Hb 4,12-16
Viva es la Palabra de Dios y eficaz, más cortante que cualquier espada de dos filos. Penetra hasta la división entre alma y espíritu, articulaciones y médulas; y discierne sentimientos y pensamientos del corazón. No hay cristura invisible para ella: todo está desnudo y patente a los ojos de Aquel a quien hemos de dar cuenta.
Teniendo, pues, un gran sumo sacerdote que penetró en los cielos –Jesús, el Hijo de Dios–, mantengamos nuestra confesión de fe. Pues no tenemos un sumo sacerdote que no pueda compadecerse de nuestras flaquezas, ya que ha sido probado en todo como nosotros, excepto en el pecado. Por tanto, acerquémonos confiadamente al trono de la gracia, para que alcancemos misericordia y encontremos la gracia que nos ayude en el momento oportuno.
Aquí se nos presenta la Palabra de Dios en su función purificadora. Ante ella estamos desnudos; no subsiste máscara alguna; todo está “patente a los ojos de Aquel a quien hemos de dar cuenta.”
¿Un motivo para asustarnos?
¡No! ¡Una gracia grande! En la hora de nuestra muerte, veremos todo tal como Dios lo ve. Será retirado todo velo que ahora aún nubla nuestra visión, y despertaremos plenamente a la realidad. La Palabra de Dios nos ayuda a anticipar esto, en cuanto que una y otra vez nos dirige a la verdad y nos invita a abrirnos enteramente a ella. Sí, tiene que dividir: la luz de las tinieblas; la verdad de la mentira y el error…
“El Espíritu de la verdad os conducirá a la verdad plena” –nos dice Jesús (Jn 16,13). Por eso es tan importante pedirle siempre al Espíritu Santo que nos permita comprender las Palabras del Señor: por un lado, para conocerlo mejor a Él; y, por otro, también para vernos a nosotros mismos en Su luz, de modo que no caigamos en el autoengaño.
Quizá percibamos aún en nosotros algo como “zonas grises”, donde hace falta una claridad definitiva y que, por tanto, preferimos mantener ocultas. Posiblemente incluso tengamos un poco de miedo ante un conocimiento total y verdadero de nosotros mismos.
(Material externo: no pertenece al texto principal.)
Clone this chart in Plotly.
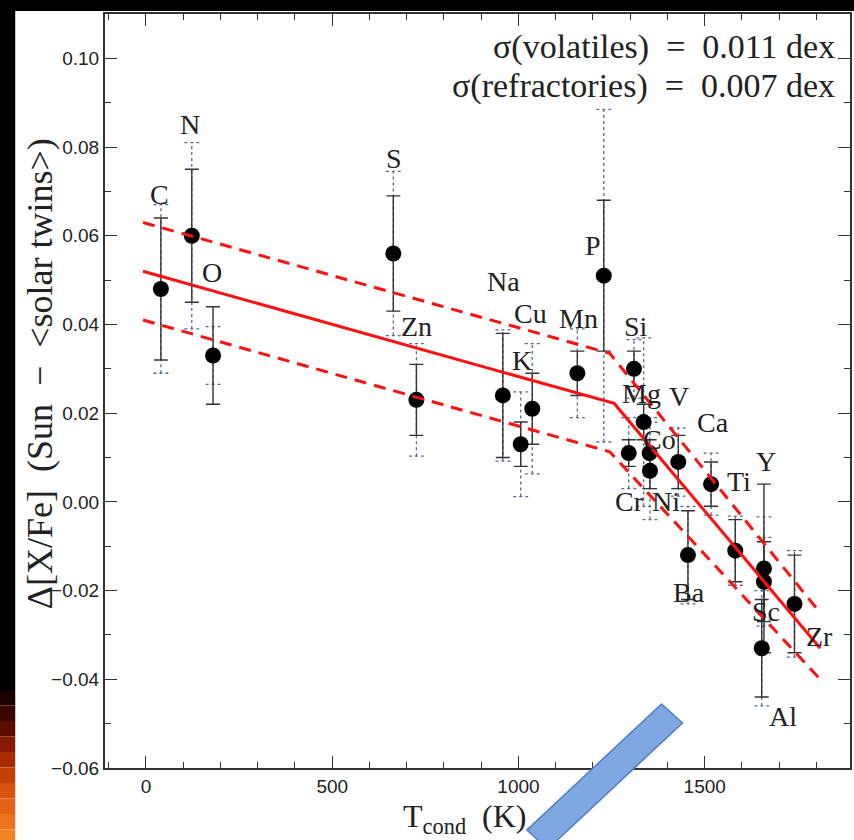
import plotly.graph_objects as go

# ---------------- data ----------------
elements = ["C", "N", "O", "S", "Zn", "Na", "K", "Cu", "Mn", "P", "Si", "Cr",
            "Mg", "Co", "Ni", "V", "Ba", "Ca", "Ti", "Al", "Y", "Sc", "Zr"]
tcond = [40, 123, 180, 664, 726, 958, 1006, 1037, 1158, 1229, 1310, 1296,
         1336, 1352, 1353, 1429, 1455, 1517, 1582, 1653, 1659, 1659, 1741]
delta = [0.048, 0.060, 0.033, 0.056, 0.023, 0.024, 0.013, 0.021, 0.029, 0.051, 0.030, 0.011,
         0.018, 0.011, 0.007, 0.009, -0.012, 0.004, -0.011, -0.033, -0.015, -0.018, -0.023]
err_solid = [0.016, 0.015, 0.011, 0.013, 0.008, 0.014, 0.005, 0.008, 0.005, 0.017, 0.004, 0.003,
             0.004, 0.003, 0.004, 0.006, 0.010, 0.005, 0.007, 0.011, 0.019, 0.009, 0.011]
err_dotted = [0.019, 0.021, 0.0065, 0.0185, 0.0127, 0.0148, 0.0118, 0.0147, 0.010, 0.0375, 0.0066, 0.008,
              0.019, 0.008, 0.011, 0.0077, 0.011, 0.007, 0.0078, 0.013, 0.0116, 0.010, 0.012]

# label anchor positions (data units)
label_T = [37, 118, 176, 666, 725, 960, 1009, 1031, 1162, 1200, 1316, 1299,
           1330, 1379, 1397, 1430, 1459, 1521, 1592, 1711, 1664, 1664, 1809]
label_v = [0.0692, 0.085, 0.0517, 0.0775, 0.0395, 0.0496, 0.0318, 0.0425, 0.0414, 0.0579, 0.0395, 0.0001,
           0.0245, 0.014, 0.0001, 0.0237, -0.0204, 0.0178, 0.0046, -0.0484, 0.0091, -0.0247, -0.0304]

# fitted trends
fit_T = [-8, 1257, 1810]
fit_mid = [0.052, 0.0222, -0.033]
band_T = [-8, 1245, 1810]
band_up = [0.063, 0.0335, -0.025]
band_lo = [0.041, 0.0113, -0.040]

NB = "\u00a0"
sigma_text = [f"σ(volatiles){NB}{NB}={NB}{NB}0.011{NB}dex",
              f"σ(refractories){NB}{NB}={NB}{NB}0.007{NB}dex"]

x_ticks = [0, 500, 1000, 1500]
y_ticks = [-0.06, -0.04, -0.02, 0.00, 0.02, 0.04, 0.06, 0.08, 0.10]

# ---------------- figure geometry ----------------
W, H = 854, 840
ML, MR, MT, MB = 105, 2, 14, 72
PW, PH = W - ML - MR, H - MT - MB


def px(x):
    return (x - ML) / PW


def py(y):
    return (H - MB - y) / PH


fig = go.Figure()

# dotted (blue-grey) error bars
cap = 20
dx, dy = [], []
for t, v, e in zip(tcond, delta, err_dotted):
    dx += [t, t, None, t - cap, t + cap, None, t - cap, t + cap, None]
    dy += [v - e, v + e, None, v + e, v + e, None, v - e, v - e, None]
fig.add_trace(go.Scatter(x=dx, y=dy, mode="lines", hoverinfo="skip",
                         line=dict(color="#5d6890", width=1.3, dash="dot"),
                         showlegend=False))

# points with solid error bars
fig.add_trace(go.Scatter(
    x=tcond, y=delta, mode="markers", text=elements, showlegend=False,
    marker=dict(size=16, color="black"),
    error_y=dict(type="data", array=err_solid, color="#333333", thickness=1.4, width=7)))

# trend lines
fig.add_trace(go.Scatter(x=fit_T, y=fit_mid, mode="lines", showlegend=False,
                         line=dict(color="#ff1010", width=3)))
for yy in (band_up, band_lo):
    fig.add_trace(go.Scatter(x=band_T, y=yy, mode="lines", showlegend=False,
                             line=dict(color="#ff1010", width=3, dash="12px,8px")))

annotations = []
for name, t, v in zip(elements, label_T, label_v):
    annotations.append(dict(x=t, y=v, xref="x", yref="y", text=name, showarrow=False,
                            font=dict(family="Liberation Serif", size=28, color="#222")))

annotations.append(dict(x=px(839), y=py(47), xref="paper", yref="paper", text=sigma_text[0],
                        showarrow=False, xanchor="right", yanchor="middle",
                        font=dict(family="Liberation Serif", size=34, color="#222")))
annotations.append(dict(x=px(839), y=py(86), xref="paper", yref="paper", text=sigma_text[1],
                        showarrow=False, xanchor="right", yanchor="middle",
                        font=dict(family="Liberation Serif", size=34, color="#222")))

# axis titles
ytitle = f"Δ[X/Fe]{NB}{NB}(Sun{NB}{NB}−{NB}{NB}&lt;solar{NB}twins&gt;)"
annotations.append(dict(x=px(40), y=py(374), xref="paper", yref="paper",
                        text=ytitle, textangle=-90,
                        showarrow=False, xanchor="center", yanchor="middle",
                        font=dict(family="Liberation Serif", size=36, color="#222")))
annotations.append(dict(x=px(466), y=py(818), xref="paper", yref="paper",
                        text=f"T<sub>cond</sub>{NB}{NB}(K)", showarrow=False,
                        xanchor="center", yanchor="middle",
                        font=dict(family="Liberation Serif", size=32, color="#222")))

shapes = []
# black slide border on top
shapes.append(dict(type="rect", xref="paper", yref="paper", x0=px(-5), x1=px(W + 5),
                   y0=py(11), y1=py(-5), fillcolor="black", line=dict(width=0), layer="above"))
# left strip: black turning into fire at the bottom
SW = 15
shapes.append(dict(type="rect", xref="paper", yref="paper", x0=px(-5), x1=px(SW),
                   y0=py(690), y1=py(-5), fillcolor="black", line=dict(width=0), layer="above"))
fire = ["#1a0000", "#3a0400", "#5e0c00", "#861a00", "#a82c02", "#c44008",
        "#d85210", "#e46218", "#ec7420", "#f28428"]
step = (H + 5 - 690) / len(fire)
for i, c in enumerate(fire):
    shapes.append(dict(type="rect", xref="paper", yref="paper", x0=px(-5), x1=px(SW),
                       y0=py(690 + (i + 1) * step), y1=py(690 + i * step),
                       fillcolor=c, line=dict(width=0), layer="above"))

# blue arrow bar
P = [(663, 704), (684, 723), (549, 849), (528, 830)]
path = "M " + " L ".join(f"{px(a):.5f},{py(b):.5f}" for a, b in P) + " Z"
shapes.append(dict(type="path", xref="paper", yref="paper", path=path,
                   fillcolor="#7fa8e2", line=dict(color="#4f7fc0", width=1.5), layer="above"))

fig.update_layout(
    width=W, height=H,
    margin=dict(l=ML, r=MR, t=MT, b=MB),
    paper_bgcolor="white", plot_bgcolor="white",
    annotations=annotations, shapes=shapes,
    xaxis=dict(range=[-110, 1890], tickvals=x_ticks, ticks="inside", ticklen=12, tickwidth=1.3,
               tickcolor="#333", showline=True, linecolor="#333", linewidth=2, mirror="ticks",
               showgrid=False, zeroline=False,
               minor=dict(ticks="inside", ticklen=6, dtick=100, tick0=0, tickcolor="#333",
                          showgrid=False),
               tickfont=dict(family="Liberation Sans", size=19, color="#222")),
    yaxis=dict(range=[-0.06, 0.11], tickvals=y_ticks, tickformat=".2f", ticks="inside",
               ticklen=12, tickwidth=1.3, tickcolor="#333", showline=True, linecolor="#333",
               linewidth=2, mirror="ticks", showgrid=False, zeroline=False,
               minor=dict(ticks="inside", ticklen=6, dtick=0.01, tick0=0, tickcolor="#333",
                          showgrid=False),
               tickfont=dict(family="Liberation Sans", size=19, color="#222")),
)

fig.write_html("out.html")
Sin embargo, la lectura de hoy debería movernos a ponernos en camino para superar todas las barreras interiores y deshacernos de estas sombras que nos acompañan.
Después de las palabras iniciales, que nos hacen ver la Palabra de Dios como una espada sumamente afilada y cortante, lo que sigue a continuación nos reconforta: “Pues no tenemos un sumo sacerdote que no pueda compadecerse de nuestras flaquezas, ya que ha sido probado en todo como nosotros, excepto en el pecado.”
Así, queda claro que no estamos expuestos ante una verdad implacable y que la espada no tiene como objeto matarnos; sino que, antes bien, nos encontramos ante el Señor, quien se apiada de nosotros. Ciertamente Él no pasa por alto nuestros pecados, como si no tuviesen importancia; sino que nos conoce y está consciente de nuestra debilidad y de las tentaciones. ¡Pero es una mirada de amor la que se posa sobre nosotros! No es que Dios quiera “ajustar cuentas” con nosotros; sino apiadarse y conducirnos al camino recto.
Aquí entendemos aún más profundamente lo que significa: “La Palabra se hizo carne” (Jn 1,14). ¡La Palabra es Jesús mismo! ¡El Juez es, al mismo tiempo, el Salvador; la misericordia prevalece sobre el juicio (cf. St 2,13)!
Por eso, podemos acercarnos confiadamente al trono de la gracia, con alegría y fervor, y poner toda nuestra vida en orden ante Dios. No hay nada que Él no sepa; no hay nada que Él no nos perdone, siempre y cuando se lo pidamos sinceramente y nos convirtamos.
La última frase de la lectura de hoy debería resonar en nosotros: que encontremos “la gracia que nos ayude en el momento oportuno”. ¡Ahora estamos aún en la hora de la gracia! ¡Hoy!
No sabemos qué nos traerá el mañana. Si tenemos que convertirnos más profundamente, nunca deberíamos postergarlo. Precisamente estos tiempos apocalípticos nos enseñan a actuar en el “ahora”. Precisamente cuando ya no podemos hacer planes en nuestra vida como lo hacíamos antes y no sabemos lo que vendrá mañana… Entonces, pidámosle al Señor sin temor que haga a un lado todo aquello que aún es un obstáculo; y que derrame en nosotros Su luz, para que pueda dividir el alma y el espíritu, y despertemos plenamente a la realidad de Dios y dejemos de soñar.
Nuestro despertar será importante también para aquellos que aún no conocen el trono de la gracia y siguen atrapados en sus pecados y errores. ¡Quizá nosotros podamos ayudarles!